Hasta ahora, el presidente argentino ha logrado resistir a las sonoras protestas con que le obsequian sus conciudadanos bonaerenses. Se dice que cuenta con brigadas de partidarios y clientes (fue gobernador de Buenos Aires), los cuales, armados con cadenas, se encargan de dispersar las caceroladas multitudinarias. Con estos “apoyos”, alguna que otra aparición “estelar” entregando alimentos o asfaltando alguna que otra calle de la capital, y la promesa de introducir reformas constitucionales —meramente testimoniales — y medidas de ahorro que será preciso ver cómo se concretan, pretende conseguir el apoyo —o, al menos una disminución de la hostilidad— a su plan económico.

Una vez decidida la pesificación total de la economía argentina (esto es, la masacre de los acreedores y de los ahorradores) y la flexibilización del corralito después de varias semanas de “vacaciones cambiarias”, Duhalde pretende afrontar la prueba de fuego de la “liberalización” del tipo de cambio con el dólar. A pesar de las restricciones impuestas, el tipo de cambio de mercado ya ha rebasado los dos pesos. Y a juzgar por las continuas protestas ciudadanas cacerola en mano, es previsible que alcance cotas mucho más altas.

No obstante, y siguiendo la línea habitual desde que se produjo el primer desastre monetario de la era moderna con John Law en Francia, Duhalde —y sin ir más lejos, pronunciando las mismas palabras que el último ministro de Economía de la dictadura— asegura que “quien apueste por el dólar va a perder”, y afirma que el banco central argentino dispone de 11.000 millones de dólares —¿de dónde habrán salido?— para defender el peso en el mercado abierto, al tiempo que se queja de los malvados y antipatrióticos especuladores que “quieren generar un clima de hiperinflación, de que el dólar va a estar a 10 pesos, una cosa absurda”. Pero el presidente argentino se cura en salud: sólo se podrán obtener dólares en billetes y a través de las casas de cambio (no de los bancos, a quienes se les prohíbe el comercio minorista de la divisa norteamericana).
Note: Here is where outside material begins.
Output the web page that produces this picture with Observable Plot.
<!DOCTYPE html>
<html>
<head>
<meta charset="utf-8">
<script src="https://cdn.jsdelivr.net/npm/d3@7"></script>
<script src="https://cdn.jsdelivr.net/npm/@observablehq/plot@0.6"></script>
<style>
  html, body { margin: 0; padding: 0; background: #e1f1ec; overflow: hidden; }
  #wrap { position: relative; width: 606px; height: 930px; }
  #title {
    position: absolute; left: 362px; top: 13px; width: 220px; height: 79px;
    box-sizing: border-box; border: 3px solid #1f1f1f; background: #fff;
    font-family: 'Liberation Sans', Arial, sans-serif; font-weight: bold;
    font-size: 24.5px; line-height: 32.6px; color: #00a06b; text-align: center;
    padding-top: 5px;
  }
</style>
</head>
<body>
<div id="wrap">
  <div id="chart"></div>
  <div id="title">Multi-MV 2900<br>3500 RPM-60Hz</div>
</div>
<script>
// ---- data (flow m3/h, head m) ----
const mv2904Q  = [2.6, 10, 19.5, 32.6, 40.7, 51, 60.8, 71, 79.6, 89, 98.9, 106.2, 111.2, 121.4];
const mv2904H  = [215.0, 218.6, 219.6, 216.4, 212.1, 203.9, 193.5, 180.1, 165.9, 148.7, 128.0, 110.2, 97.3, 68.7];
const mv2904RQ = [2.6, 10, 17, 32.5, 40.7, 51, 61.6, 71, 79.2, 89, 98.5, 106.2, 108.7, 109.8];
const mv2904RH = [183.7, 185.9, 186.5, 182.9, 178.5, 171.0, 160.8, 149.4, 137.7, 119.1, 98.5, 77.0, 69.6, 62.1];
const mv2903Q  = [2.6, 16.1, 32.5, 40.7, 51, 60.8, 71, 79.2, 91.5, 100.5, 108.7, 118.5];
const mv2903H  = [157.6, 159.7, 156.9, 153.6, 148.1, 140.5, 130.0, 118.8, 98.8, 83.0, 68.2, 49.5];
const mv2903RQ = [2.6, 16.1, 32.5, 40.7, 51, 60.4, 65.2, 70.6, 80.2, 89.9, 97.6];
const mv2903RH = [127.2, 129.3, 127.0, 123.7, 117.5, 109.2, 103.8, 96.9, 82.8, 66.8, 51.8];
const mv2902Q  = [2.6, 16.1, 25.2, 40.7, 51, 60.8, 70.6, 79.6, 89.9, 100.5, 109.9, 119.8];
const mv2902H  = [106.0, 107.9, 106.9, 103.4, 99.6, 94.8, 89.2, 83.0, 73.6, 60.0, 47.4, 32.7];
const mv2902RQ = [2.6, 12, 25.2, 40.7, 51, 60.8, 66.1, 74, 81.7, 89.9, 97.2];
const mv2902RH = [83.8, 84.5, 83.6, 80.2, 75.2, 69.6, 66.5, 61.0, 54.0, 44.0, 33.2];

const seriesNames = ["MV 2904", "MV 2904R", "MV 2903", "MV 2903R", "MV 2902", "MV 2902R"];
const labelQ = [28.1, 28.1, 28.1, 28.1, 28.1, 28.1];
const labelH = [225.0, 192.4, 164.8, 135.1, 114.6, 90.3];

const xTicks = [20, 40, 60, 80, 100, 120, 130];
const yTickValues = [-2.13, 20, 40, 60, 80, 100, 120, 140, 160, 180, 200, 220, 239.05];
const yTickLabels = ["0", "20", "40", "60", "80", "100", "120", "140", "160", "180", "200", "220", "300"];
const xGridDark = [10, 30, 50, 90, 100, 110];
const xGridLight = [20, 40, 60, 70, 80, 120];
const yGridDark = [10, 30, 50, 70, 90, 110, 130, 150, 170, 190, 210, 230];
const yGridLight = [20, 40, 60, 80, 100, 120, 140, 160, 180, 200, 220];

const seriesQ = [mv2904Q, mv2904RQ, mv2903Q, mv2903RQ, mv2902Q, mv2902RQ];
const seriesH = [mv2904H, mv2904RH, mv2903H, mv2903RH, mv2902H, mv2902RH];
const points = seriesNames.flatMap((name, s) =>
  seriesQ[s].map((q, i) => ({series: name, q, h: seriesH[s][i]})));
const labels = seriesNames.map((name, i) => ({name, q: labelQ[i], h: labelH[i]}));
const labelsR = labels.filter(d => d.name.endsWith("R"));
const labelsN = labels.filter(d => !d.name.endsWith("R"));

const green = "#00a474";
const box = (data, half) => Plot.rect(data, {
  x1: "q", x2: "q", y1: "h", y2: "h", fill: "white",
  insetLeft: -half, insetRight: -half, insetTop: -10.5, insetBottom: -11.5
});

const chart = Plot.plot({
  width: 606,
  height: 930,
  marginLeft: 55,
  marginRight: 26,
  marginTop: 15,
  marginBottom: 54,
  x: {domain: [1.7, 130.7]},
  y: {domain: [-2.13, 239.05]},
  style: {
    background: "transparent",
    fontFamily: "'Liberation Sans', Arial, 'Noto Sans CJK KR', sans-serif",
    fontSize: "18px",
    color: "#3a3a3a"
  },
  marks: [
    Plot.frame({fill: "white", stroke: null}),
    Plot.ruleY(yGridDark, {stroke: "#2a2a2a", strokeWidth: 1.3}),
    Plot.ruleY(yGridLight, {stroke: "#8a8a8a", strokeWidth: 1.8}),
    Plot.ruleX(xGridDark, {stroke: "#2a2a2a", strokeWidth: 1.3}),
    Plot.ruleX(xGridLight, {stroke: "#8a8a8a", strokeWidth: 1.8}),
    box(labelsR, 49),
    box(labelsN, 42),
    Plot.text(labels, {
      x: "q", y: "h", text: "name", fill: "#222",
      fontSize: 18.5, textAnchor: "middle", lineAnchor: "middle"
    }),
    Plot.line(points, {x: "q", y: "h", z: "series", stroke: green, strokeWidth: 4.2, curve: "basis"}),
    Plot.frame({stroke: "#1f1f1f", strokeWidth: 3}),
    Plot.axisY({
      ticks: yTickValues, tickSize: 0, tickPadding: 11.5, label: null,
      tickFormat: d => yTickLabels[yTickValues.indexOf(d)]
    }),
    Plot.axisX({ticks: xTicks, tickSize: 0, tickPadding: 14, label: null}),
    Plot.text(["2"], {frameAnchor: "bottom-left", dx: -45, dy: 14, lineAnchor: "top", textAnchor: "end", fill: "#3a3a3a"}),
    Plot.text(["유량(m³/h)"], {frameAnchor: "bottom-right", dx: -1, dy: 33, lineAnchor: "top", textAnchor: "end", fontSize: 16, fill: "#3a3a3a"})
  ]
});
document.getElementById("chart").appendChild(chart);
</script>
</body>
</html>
Con estas triquiñuelas, —que no tienen nada de nuevo en la historia económica—, el gobierno de Duhalde pretende hacer frente a la avalancha de ahorradores desesperados que querrán cambiar sus pesos antes de que pierdan aún más valor. Pero lo cierto es que, salvo el Banco de Inglaterra en el siglo XIX —y en circunstancias muy diferentes de credibilidad, buena gestión, salud del sistema financiero y confianza en los gobernantes—, ningún otro banco central del mundo ha conseguido frenar un pánico generalizado contra su divisa.
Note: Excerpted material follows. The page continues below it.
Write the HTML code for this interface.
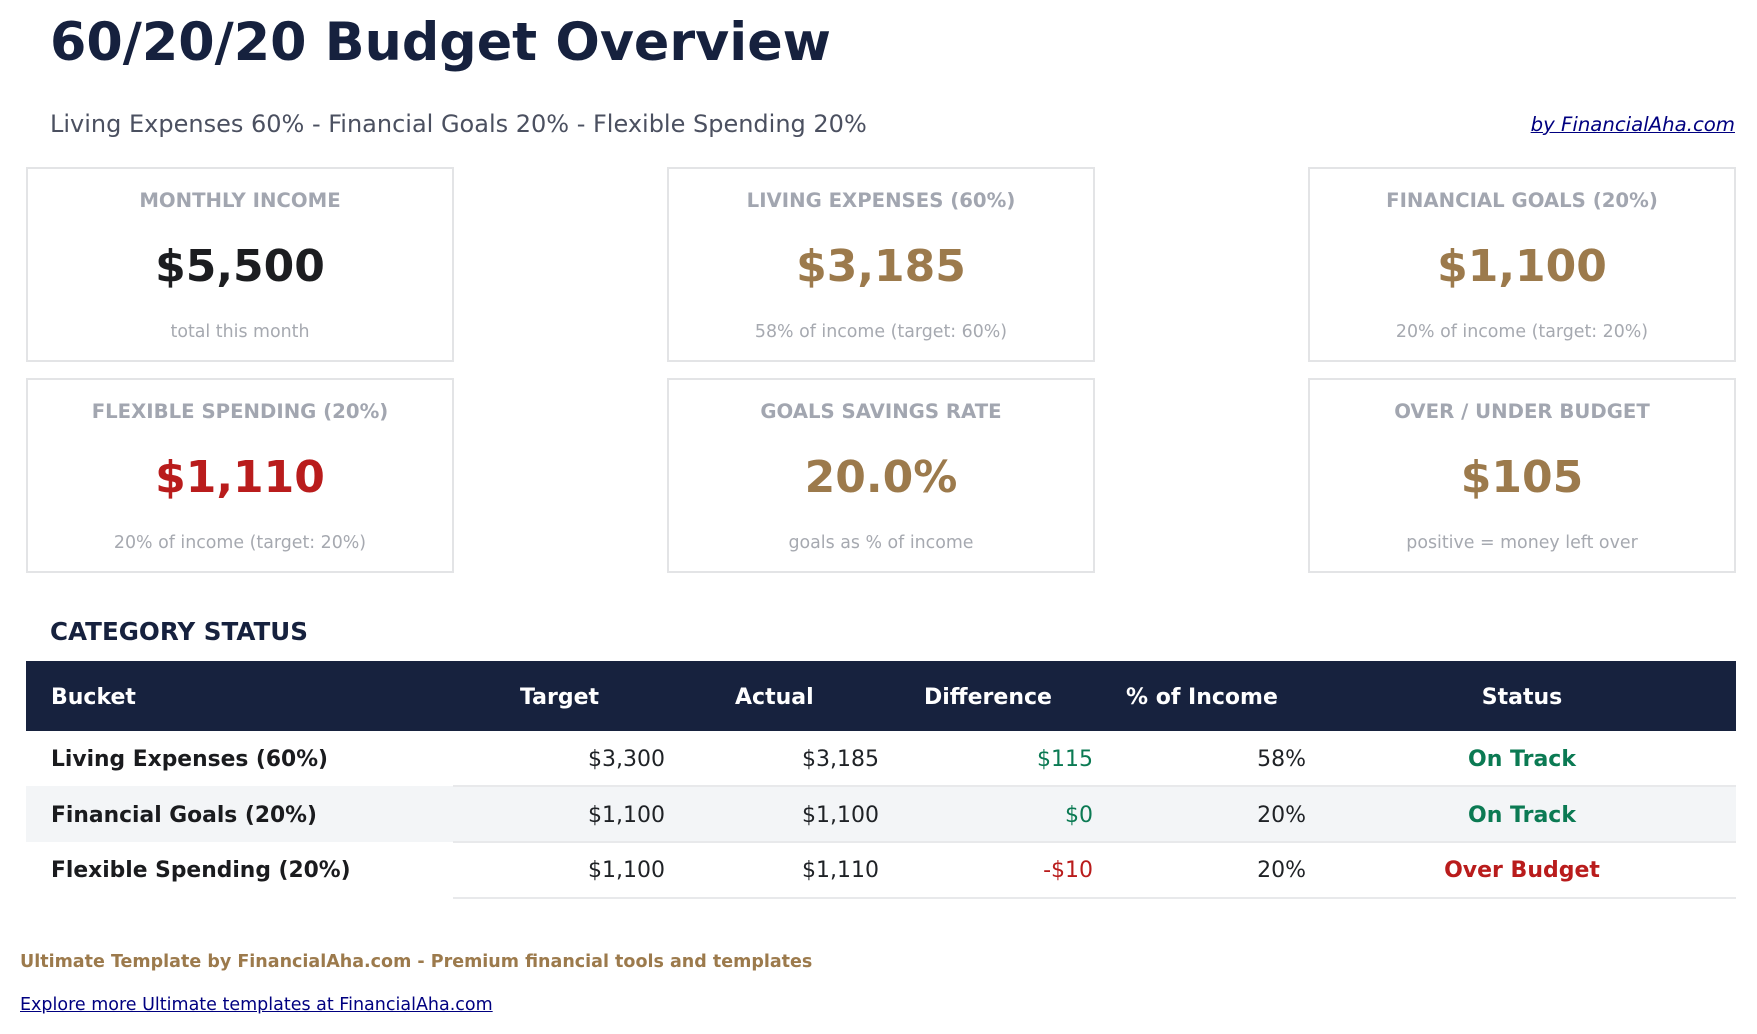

A pesar de las trabas impuestas a la compra de dólares, de que la flexibilización del corralito sólo afectará de momento a los salarios y las pensiones y de los pregonados 11.000 millones de dólares con los que cuenta el banco emisor argentino para defender el peso, existen pocas probabilidades de que la cotización de la divisa argentina en los mercados secundarios no se dispare mucho más allá de los dos pesos por dólar. Pero si algo han aprendido los argentinos en los últimos veinte años de historia monetaria en su país es a no confiar en sus políticos y a mantener sus ahorros lo más lejos posible de ellos si les dan la oportunidad.

Eduardo Duhalde ha conseguido hasta ahora mantenerse en el puesto y ganar tiempo, acaso, más por la falta de alternativas viables en un momento político tan complicado como el que atraviesa su país que por la eficacia de las escasas medidas que su gobierno ha puesto en práctica. Lo que ocurra en los próximos días va a ser la prueba de fuego para quien hasta ahora ha acertado a flotar conservando en buena parte el caos de intereses creados en el que han sumido al país sus predecesores, es decir la clase política en su conjunto. Conviene no olvidar aquella máxima pesimista, según la cual cualquier situación por desesperada que sea es susceptible de empeorar. Y acaso sea precisa una nueva evidencia de que en política los milagros no existen ni la economía se arregla con paños calientes. Tal vez de este modo las castas gobernantes se convenzan de que para dar con la solución se precisa mucha humildad para reconocer los errores cometidos y un duradero propósito de la enmienda.